Determining Scope
Once you have determined that your application can be made highly available using Sun Cluster, you should consider the scope of the project you want to attempt. The scope can vary widely depending on the requirements of your particular situation, and it can obviously affect the amount of time it will take to develop the agent and have the data service running successfully in the cluster.
The chief topics to consider when determining scope are:
- Cluster awareness
- Simple failover or scalable
- Fault recovery
- Complex monitoring
- Enterprise architecture considerations
Cluster Awareness
Most applications that are made highly available in a Sun Cluster framework have no internal knowledge of the cluster framework or even if they are running in a cluster. For these applications, the agent consists of wrapper programs used by the cluster to control the starting and stopping of the application. The in-memory state of the application is unlikely to be communicated between cluster nodes or maintained across failovers to different nodes.
This sort of application could be termed cluster compatible, since they can run in the cluster environment (having satisfied the qualification requirements discussed earlier in this chapter), but they don't change their internal behavior. They are often reasonably easy to integrate into the Sun Cluster framework.
At the other end of the scale are cluster-aware applications. These applications actually communicate directly with the Sun Cluster framework and change their internal behavior based on the cluster state. Furthermore, these applications may run instances simultaneously on multiple nodes of the cluster and communicate among those instances to maintain in-memory state even in the event of a node failure. One example of this sort of application is the Oracle 9i Real Application Clusters (RAC) database server. It should be fairly obvious that this sort of application is usually quite complex and requires more complex handling to integrate it into the Sun Cluster environment.

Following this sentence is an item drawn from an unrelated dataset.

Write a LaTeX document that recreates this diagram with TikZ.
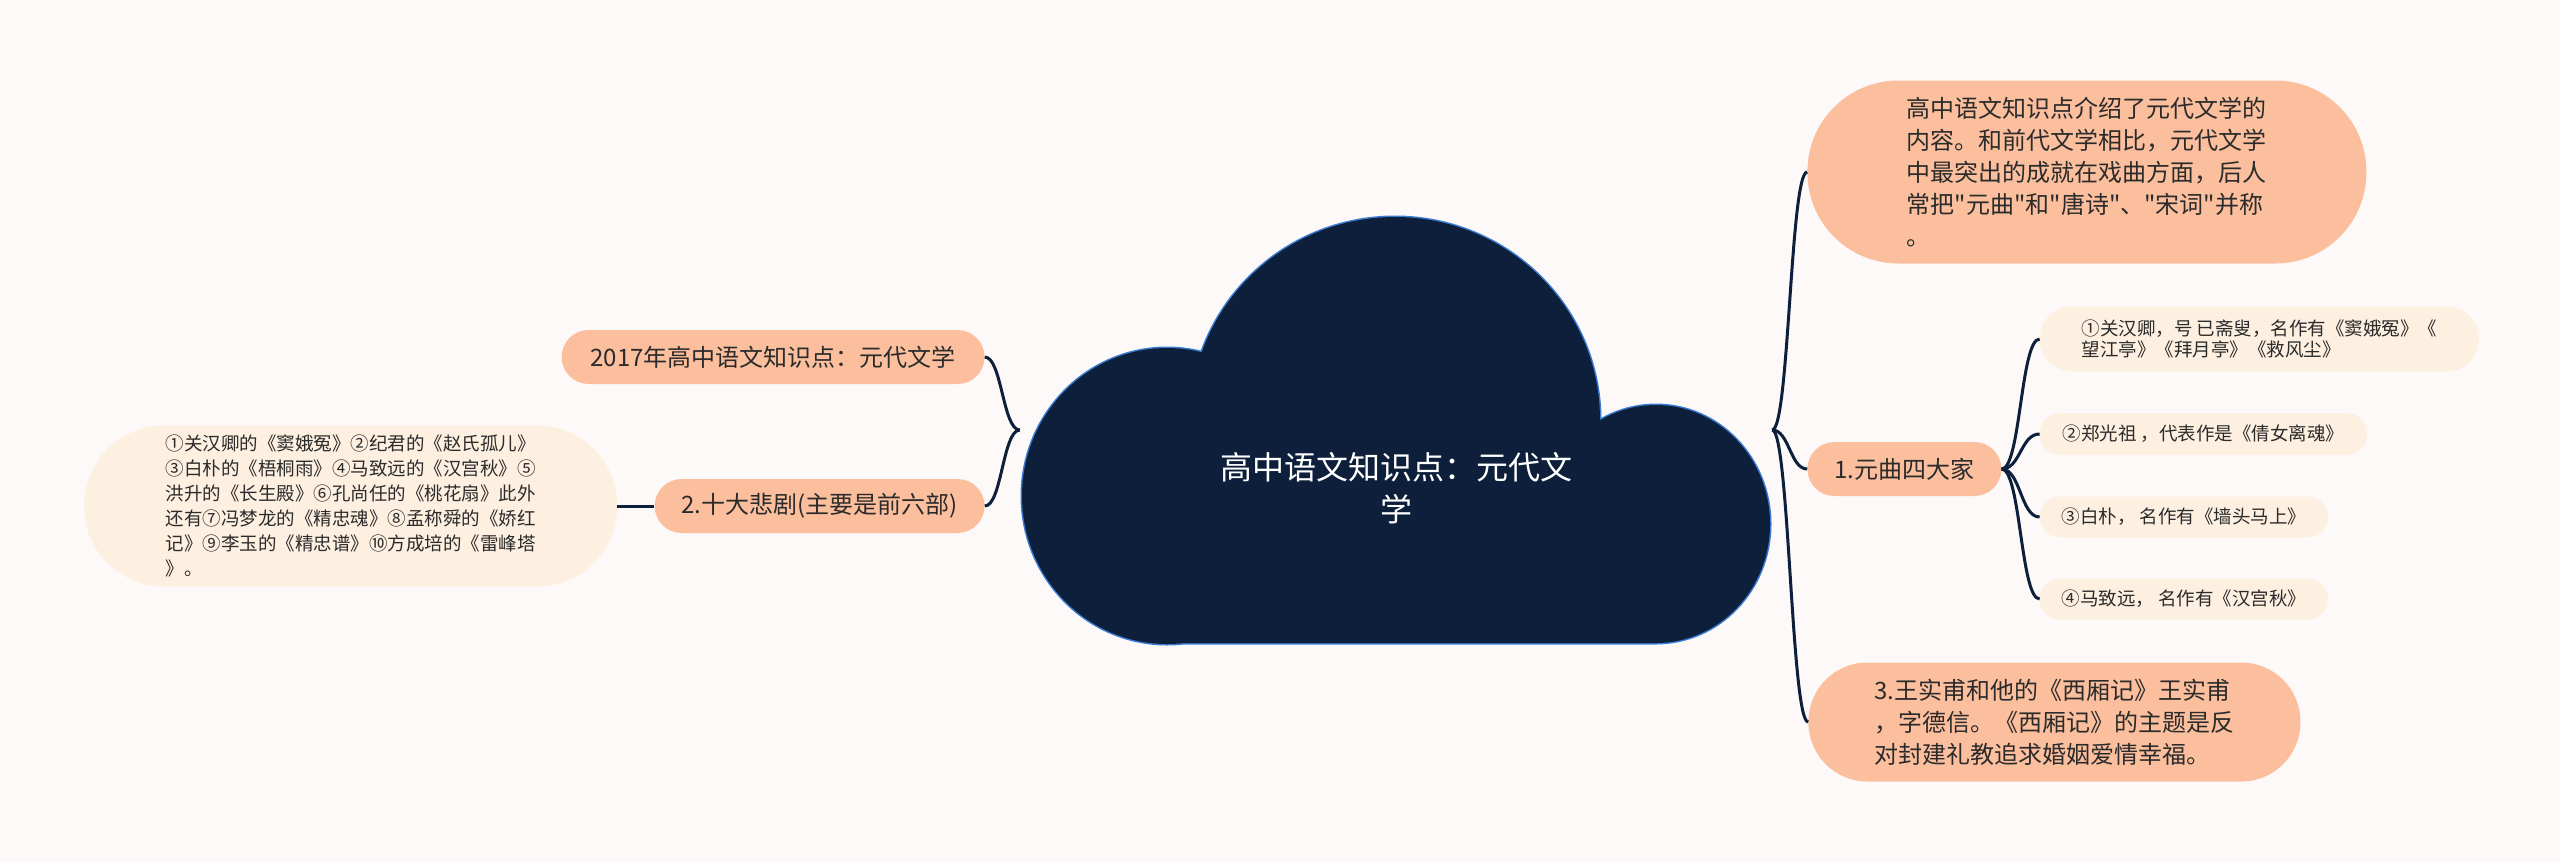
\documentclass[tikz,border=0pt]{standalone}
\usepackage{fontspec}
\setmainfont{Noto Sans CJK SC}
\newfontfamily\cjk{Noto Sans CJK SC}
\usetikzlibrary{positioning}
\definecolor{bgpink}{HTML}{FCF9F8}
\definecolor{peach}{HTML}{FCBF9E}
\definecolor{cream}{HTML}{FDF0E1}
\definecolor{navy}{HTML}{0D1F3A}
\definecolor{cloudedge}{HTML}{3B7BD4}
\definecolor{inkgray}{HTML}{2B2B2B}
\tikzset{
	pill/.style={
		rectangle,
		rounded corners=#1,
		inner sep=0pt,
		align=left,
		text=inkgray
	}
}

\begin{document}
\begin{tikzpicture}[x=1pt, y=-1pt]
		\tikzstyle{topic}=[pill=27pt, fill = peach, minimum height=54pt, font=\cjk\fontsize{24}{32}\selectfont]
		\tikzstyle{leaf}=[pill=20pt, fill = cream, minimum height=41pt, font=\cjk\fontsize{18.5}{21}\selectfont]
		\tikzstyle{connect}=[line width=3pt, draw=navy, out=0, in=180, distance=17pt]
		\path[use as bounding box, fill = bgpink] (0,0) rectangle (2560,863);
		
		\draw[cloudedge, line width=3pt] (1167,496) ellipse [x radius=145pt, y radius=148pt] (1395,420) ellipse [x radius=205pt, y radius=203pt] (1656,524) ellipse [x radius=114pt, y radius=119pt] (1167,496) rectangle (1656,643);
		\fill[navy] (1167,496) ellipse [x radius=145pt, y radius=148pt] (1395,420) ellipse [x radius=205pt, y radius=203pt] (1656,524) ellipse [x radius=114pt, y radius=119pt] (1167,496) rectangle (1656,643);
		\node (cloud) [minimum width=752pt, minimum height=426pt, inner sep=0pt] at (1396,430) {};
		\node (root) [text=white, align=center, font=\cjk\fontsize{32}{42}\selectfont] at (1396,488) {高中语文知识点：元代文\\学};
		
		\node[topic] (yuan) [minimum width=423pt, left=35pt of cloud.west, yshift=73pt] {2017年高中语文知识点：元代文学};
		\node[topic] (tragedy) [minimum width=330pt, left=35pt of cloud.west, yshift=-76pt] {2.十大悲剧(主要是前六部)};
		\node[leaf] (ten) [minimum width=533pt, minimum height=161pt, rounded corners=80pt, font=\cjk\fontsize{18.5}{25}\selectfont, left=37pt of tragedy] {①关汉卿的《窦娥冤》②纪君的《赵氏孤儿》\\③白朴的《梧桐雨》④马致远的《汉宫秋》⑤\\洪升的《长生殿》⑥孔尚任的《桃花扇》此外\\还有⑦冯梦龙的《精忠魂》⑧孟称舜的《娇红\\记》⑨李玉的《精忠谱》⑩方成培的《雷峰塔\\》。};
		
		\node[topic] (intro) [minimum width=559pt, minimum height=183pt, rounded corners=91pt, right=35pt of cloud.east, yshift=258pt] {高中语文知识点介绍了元代文学的\\内容。和前代文学相比，元代文学\\中最突出的成就在戏曲方面，后人\\常把"元曲"和"唐诗"、"宋词"并称\\。};
		\node[topic] (four) [minimum width=194pt, right=35pt of cloud.east, yshift=-39pt] {1.元曲四大家};
		\node[topic] (wang) [minimum width=492pt, minimum height=119pt, rounded corners=59pt, right=36pt of cloud.east, yshift=-292pt] {3.王实甫和他的《西厢记》王实甫\\，字德信。《西厢记》的主题是反\\对封建礼教追求婚姻爱情幸福。};
		
		\node[leaf] (guan) [minimum width=439pt, minimum height=65pt, rounded corners=32pt, right=38pt of four, yshift=130pt] {①关汉卿，号 已斋叟，名作有《窦娥冤》《\\望江亭》《拜月亭》《救风尘》};
		\node[leaf] (zheng) [minimum width=327pt, minimum height=42pt, right=38pt of four, yshift=35pt] {②郑光祖 ，代表作是《倩女离魂》};
		\node[leaf] (bai) [minimum width=288pt, right=38pt of four, yshift=-48pt] {③白朴， 名作有《墙头马上》};
		\node[leaf] (ma) [minimum width=288pt, right=38pt of four, yshift=-130pt] {④马致远， 名作有《汉宫秋》};
		
		\path
		(cloud.west) edge [connect, out=180, in=0] (yuan.east)
		(cloud.west) edge [connect, out=180, in=0] (tragedy.east)
		(tragedy.west) edge [connect, out=180, in=0] (ten.east)
		(cloud.east) edge [connect] (intro.west)
		(cloud.east) edge [connect] (four.west)
		(cloud.east) edge [connect] (wang.west)
		(four.east) edge [connect, distance=19pt] (guan.west)
		(four.east) edge [connect, distance=19pt] (zheng.west)
		(four.east) edge [connect, distance=19pt] (bai.west)
		(four.east) edge [connect, distance=19pt] (ma.west)
		;
\end{tikzpicture}
\end{document}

For most projects, the application will be cluster compatible, but if you decide to make one of your own applications cluster aware, you should allow more time for the development effort. Cluster-aware applications are discussed in more detail in Chapter 13, "Developing Cluster-Aware Applications."
Failover or Scalable
The Sun Cluster 3 environment allows for two types of data service: failover and scalable. A failover service runs on one node in the cluster at any given time and if that node crashes the application will start on a different node. To clients of the failover service, the restart will appear as if the server rebooted very quickly, but there will still be some delay (however small) between when the service stops on the first node and restarts on the second node.
By contrast, a scalable service takes advantage of the global file service (GFS) and shared IP addresses to run an application on multiple nodes at the same time, providing extra processing power through horizontal scaling and load balancing. A scalable service can also provide much better availability than a normal failover service because even if one node fails the other nodes are still running the service and can often accept new connections immediately.

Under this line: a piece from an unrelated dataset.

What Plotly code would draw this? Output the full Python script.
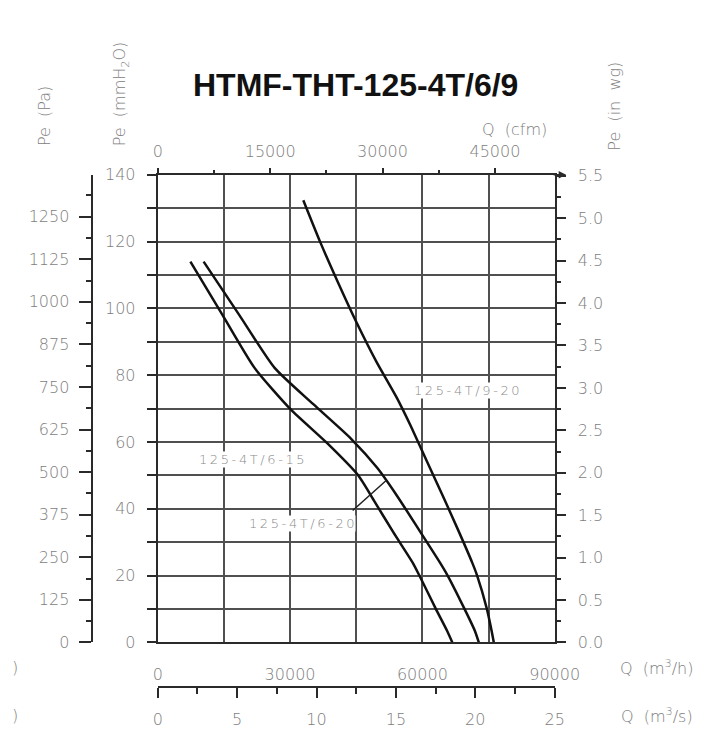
import plotly.graph_objects as go

# ---------------- data (Q in m3/h, Pe in mmH2O) ----------------
q_6_15 = [7400, 14700, 21950, 30200, 38300, 45400, 49100, 53400, 57800, 59300, 63000, 65600, 66800]
p_6_15 = [114, 98, 82.2, 69.7, 59.8, 50.1, 42.3, 33.0, 23.9, 20.1, 10.2, 3.5, 0]

q_6_20 = [10400, 18500, 26500, 35200, 43900, 49800, 54200, 59100, 64000, 65700, 69500, 71900, 72800]
p_6_20 = [114, 98, 82.2, 71.4, 60.9, 52.2, 44.0, 34.0, 23.9, 20.1, 10.2, 3.5, 0]

q_9_20 = [33000, 36800, 40800, 45000, 49600, 54100, 57400, 61100, 64600, 68000, 71300, 72400, 74600, 75700, 76200]
p_9_20 = [132.4, 120, 108, 96, 84, 73.5, 64.7, 54, 44, 34, 23.9, 20.1, 10.2, 3.5, 0]

curve_labels = ["125-4T/6-15", "125-4T/6-20", "125-4T/9-20"]
label_q = [21300, 32600, 70200]
label_p = [54.8, 35.6, 75.5]
leader_q = [44200, 51800]
leader_p = [39.5, 48.5]

title_text = "HTMF-THT-125-4T/6/9"

q_h_ticks = [0, 15000, 30000, 45000, 60000, 75000, 90000]
q_h_text = ["0", "", "30000", "", "60000", "", "90000"]
mm_ticks = list(range(0, 141, 10))
mm_text = [str(v) if v % 20 == 0 else "" for v in mm_ticks]
pa_ticks = list(range(0, 1251, 125))
pa_minor = [62.5 + 125 * i for i in range(11)]
inwg_ticks = [0.5 * i for i in range(12)]
inwg_minor = [0.25 + 0.5 * i for i in range(11)]
cfm_ticks = [0, 15000, 30000, 45000]
cfm_minor = [7500, 22500, 37500]
qs_ticks = [0, 5, 10, 15, 20, 25]
qs_minor = [2.5, 7.5, 12.5, 17.5, 22.5]

# ---------------- layout helpers ----------------
W, H = 726, 736
def px(x):
    return x / W
def py(y):
    return 1 - y / H

X0, X1 = 151, 565
YT, YB = 162, 642
QMAX, PMAX = 90000, 140

TXT = "#7d7d7d"
FONT = dict(family="DejaVu Sans", size=16, color=TXT, weight=200)
GRID = "#505050"
AX = "#2a2a2a"

fig = go.Figure()
for q, p in [(q_6_15, p_6_15), (q_6_20, p_6_20), (q_9_20, p_9_20)]:
    fig.add_trace(go.Scatter(x=q, y=p, mode="lines",
                             line=dict(color="#111", width=2.5, shape="spline", smoothing=0.6),
                             hoverinfo="skip", showlegend=False))
# dummy traces so every axis is drawn
for xa, ya in [("x2", "y"), ("x3", "y"), ("x", "y2"), ("x", "y3")]:
    fig.add_trace(go.Scatter(x=[None], y=[None], xaxis=xa, yaxis=ya,
                             hoverinfo="skip", showlegend=False))

fig.update_layout(
    width=W, height=H,
    margin=dict(l=0, r=0, t=0, b=0, pad=0),
    paper_bgcolor="white", plot_bgcolor="white",
    showlegend=False,
    xaxis=dict(domain=[px(X0), px(X1)], range=[0, QMAX], tickvals=q_h_ticks, ticktext=q_h_text,
               showgrid=True, gridcolor=GRID, gridwidth=1.5, ticks="", zeroline=False,
               showline=True, mirror=True, linecolor=AX, linewidth=2,
               tickfont=FONT, ticklabelstandoff=16, anchor="y", fixedrange=True),
    yaxis=dict(domain=[py(YB), py(YT)], range=[0, PMAX], tickvals=mm_ticks, ticktext=mm_text,
               showgrid=True, gridcolor=GRID, gridwidth=1.5, zeroline=False,
               ticks="outside", ticklen=9, tickwidth=1.5, tickcolor=AX,
               showline=True, mirror=True, linecolor=AX, linewidth=2,
               tickfont=FONT, ticklabelstandoff=8, anchor="x", fixedrange=True),
    yaxis2=dict(overlaying="y", side="right", anchor="x", range=[0, PMAX / 25.4],
                tickvals=inwg_ticks, ticktext=["%.1f" % v for v in inwg_ticks],
                ticks="outside", ticklen=10, tickwidth=1.5, tickcolor=AX,
                minor=dict(tickvals=inwg_minor, ticks="outside", ticklen=5, tickcolor=AX, showgrid=False),
                showgrid=False, zeroline=False, showline=False,
                tickfont=FONT, ticklabelstandoff=9, fixedrange=True),
    yaxis3=dict(overlaying="y", side="left", anchor="free", position=px(82),
                range=[0, PMAX * 9.80665], tickvals=pa_ticks, ticktext=[str(v) for v in pa_ticks],
                ticks="outside", ticklen=12, tickwidth=2, tickcolor=AX,
                minor=dict(tickvals=pa_minor, ticks="outside", ticklen=5, tickcolor=AX, showgrid=False),
                showgrid=False, zeroline=False, showline=True, linecolor=AX, linewidth=2,
                tickfont=FONT, ticklabelstandoff=6, fixedrange=True),
    xaxis2=dict(overlaying="x", side="top", anchor="y", range=[0, QMAX / 1.69901],
                tickvals=cfm_ticks, ticktext=[str(v) for v in cfm_ticks],
                ticks="outside", ticklen=6, tickwidth=1.5, tickcolor=AX,
                minor=dict(tickvals=cfm_minor, ticks="outside", ticklen=4, tickcolor=AX, showgrid=False),
                showgrid=False, zeroline=False, showline=False,
                tickfont=FONT, ticklabelstandoff=4, fixedrange=True),
    xaxis3=dict(overlaying="x", side="bottom", anchor="free", position=py(688),
                range=[0, 25], tickvals=qs_ticks, ticktext=[str(v) for v in qs_ticks],
                ticks="outside", ticklen=10, tickwidth=2, tickcolor=AX,
                minor=dict(tickvals=qs_minor, ticks="outside", ticklen=6, tickcolor=AX, showgrid=False),
                showgrid=False, zeroline=False, showline=True, linecolor=AX, linewidth=2,
                tickfont=FONT, ticklabelstandoff=8, fixedrange=True),
)

ann = []
def paper_text(x, y, text, angle=0, size=16, color=TXT, bold=False, family="DejaVu Sans"):
    f = dict(family=family, size=size, color=color)
    if not bold:
        f["weight"] = 200
    ann.append(dict(x=px(x), y=py(y), xref="paper", yref="paper", text=text, showarrow=False,
                    textangle=angle, font=f, xanchor="center", yanchor="middle"))

paper_text(357, 70, "<b>" + title_text + "</b>", size=32, color="#111", bold=True, family="Liberation Sans")
paper_text(33, 102, "Pe  (Pa)", angle=-90)
paper_text(113, 79, "Pe  (mmH<sub>2</sub>O)", angle=-90)
paper_text(628, 92, "Pe  (in  wg)", angle=-90)
paper_text(523, 115, "Q  (cfm)")
paper_text(672, 668, "Q  (m<sup>3</sup>/h)")
paper_text(672, 717, "Q  (m<sup>3</sup>/s)")
paper_text(2, 668, ")")
paper_text(2, 717, ")")

for t, q, p in zip(curve_labels, label_q, label_p):
    spaced = "\u2009".join(list(t))
    ann.append(dict(x=q, y=p, xref="x", yref="y", text=spaced, showarrow=False,
                    font=dict(family="DejaVu Sans", size=13, color="#8a8a8a", weight=200),
                    bgcolor="white", borderpad=0, xanchor="center", yanchor="middle"))

# arrow at the right end of the top (cfm) axis
ann.append(dict(x=px(577), y=py(YT), xref="paper", yref="paper", text="", showarrow=True,
                ax=-14, ay=0, arrowhead=2, arrowsize=1, arrowwidth=1.5, arrowcolor=AX))
fig.update_layout(annotations=ann)

fig.add_shape(type="line", xref="x", yref="y", x0=leader_q[0], y0=leader_p[0],
              x1=leader_q[1], y1=leader_p[1], line=dict(color="#222", width=1.5))

fig.write_html("out.html")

In general, if you can make your application into a scalable service, you can more fully exploit the capabilities of the Sun Cluster 3 system. However, failover services more easily fit a wider range of applications without resorting to application code changes.
Scalable services are covered in more detail in Chapter 11, "Writing Scalable Services."
Fault Recovery
When planning the scope of your data service project, you should consider the process of fault recovery, particularly when a cluster node fails.

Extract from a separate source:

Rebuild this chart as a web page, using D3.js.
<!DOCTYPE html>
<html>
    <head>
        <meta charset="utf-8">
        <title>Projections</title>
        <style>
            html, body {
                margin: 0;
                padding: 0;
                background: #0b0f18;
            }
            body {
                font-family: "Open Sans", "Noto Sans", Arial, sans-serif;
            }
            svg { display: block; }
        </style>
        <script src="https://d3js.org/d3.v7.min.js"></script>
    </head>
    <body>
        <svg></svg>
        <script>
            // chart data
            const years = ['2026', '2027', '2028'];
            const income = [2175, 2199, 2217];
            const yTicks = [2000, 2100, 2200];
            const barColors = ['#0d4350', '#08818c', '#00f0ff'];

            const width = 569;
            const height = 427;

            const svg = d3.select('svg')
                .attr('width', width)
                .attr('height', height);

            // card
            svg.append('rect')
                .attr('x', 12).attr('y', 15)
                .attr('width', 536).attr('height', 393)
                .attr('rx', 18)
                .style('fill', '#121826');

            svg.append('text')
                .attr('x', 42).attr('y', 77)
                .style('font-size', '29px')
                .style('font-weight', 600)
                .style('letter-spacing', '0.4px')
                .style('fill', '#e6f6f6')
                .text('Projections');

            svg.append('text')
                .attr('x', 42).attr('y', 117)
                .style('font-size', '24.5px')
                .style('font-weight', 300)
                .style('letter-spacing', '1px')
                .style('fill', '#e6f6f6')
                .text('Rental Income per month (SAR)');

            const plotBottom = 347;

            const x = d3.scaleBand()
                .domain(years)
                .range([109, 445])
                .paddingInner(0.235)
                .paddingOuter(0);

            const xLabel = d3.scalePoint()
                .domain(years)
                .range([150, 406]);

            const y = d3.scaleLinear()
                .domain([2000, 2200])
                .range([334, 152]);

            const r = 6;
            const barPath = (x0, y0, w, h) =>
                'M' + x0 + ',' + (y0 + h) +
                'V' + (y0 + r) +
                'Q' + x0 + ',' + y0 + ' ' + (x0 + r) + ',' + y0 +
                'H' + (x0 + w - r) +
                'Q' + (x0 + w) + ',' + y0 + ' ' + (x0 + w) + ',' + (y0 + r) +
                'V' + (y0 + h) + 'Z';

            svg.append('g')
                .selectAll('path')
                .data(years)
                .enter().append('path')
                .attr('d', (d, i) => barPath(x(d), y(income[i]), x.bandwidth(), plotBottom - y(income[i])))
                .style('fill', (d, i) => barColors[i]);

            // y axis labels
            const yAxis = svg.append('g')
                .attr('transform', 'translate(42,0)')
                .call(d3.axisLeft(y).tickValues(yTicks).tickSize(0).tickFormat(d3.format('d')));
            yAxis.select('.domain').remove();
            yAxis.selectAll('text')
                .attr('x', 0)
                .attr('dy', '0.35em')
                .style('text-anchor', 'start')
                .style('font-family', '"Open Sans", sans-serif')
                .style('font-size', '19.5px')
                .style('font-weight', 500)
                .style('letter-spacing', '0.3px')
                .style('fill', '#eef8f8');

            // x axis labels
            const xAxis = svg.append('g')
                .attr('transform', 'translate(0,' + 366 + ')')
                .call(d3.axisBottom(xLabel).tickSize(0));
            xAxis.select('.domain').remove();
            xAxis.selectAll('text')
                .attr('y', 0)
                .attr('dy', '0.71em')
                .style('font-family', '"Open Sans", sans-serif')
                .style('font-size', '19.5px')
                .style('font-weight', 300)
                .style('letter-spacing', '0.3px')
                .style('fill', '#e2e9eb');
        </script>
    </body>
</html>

If client applications do not retry connections to a failed service, then downtime can be extended beyond what is required by the cluster because end users will have to manually detect and recover from the failure. This should be identified during the initial phase of agent development, since it may affect the entire scope of the project.
If an application to be made highly available is itself dependent on the availability of some other service (for example, a database), then this must also be taken into account. In some cases, supporting programs must be developed to check for the availability of the service before the application is started. There may also be special requirements on the fault monitoring programs to take action (such as restarting the application) if the required service is itself failed over.
Complex Monitoring
Fault monitoring and the associated application management can be the most complex part of the entire agent design and development process. While there are usually only very few ways to start and stop an application, there are often countless ways to monitor its behavior or remedial action if required. Questions that you should ask when determining the scope of fault monitoring include:
- Should we only check for node failure?
- Should we check if the application has crashed?
- Should we check if the application has hung?
- Should we check if the application provides incorrect data?
- How frequently should we check?
- How many retries should we allow before taking action?
- How do we detect failures outside the cluster environment?
This is where previous knowledge of an application is extremely useful, if not vital. It is also the area where the scope of the project can balloon enormously.
Enterprise Architecture
No cluster system exists in isolation, and external elements in your IT infrastructure may affect service availability, which would render pointless any work to make the application available. Before starting work on a data service agent, you should investigate your IT infrastructure to check that there are as few single points of failure as possible, including network access, power, and so forth. You should also consider software components in your infrastructure: for example, investigating whether using a transaction processing monitor (TP monitor) would assist in speeding client recovery times.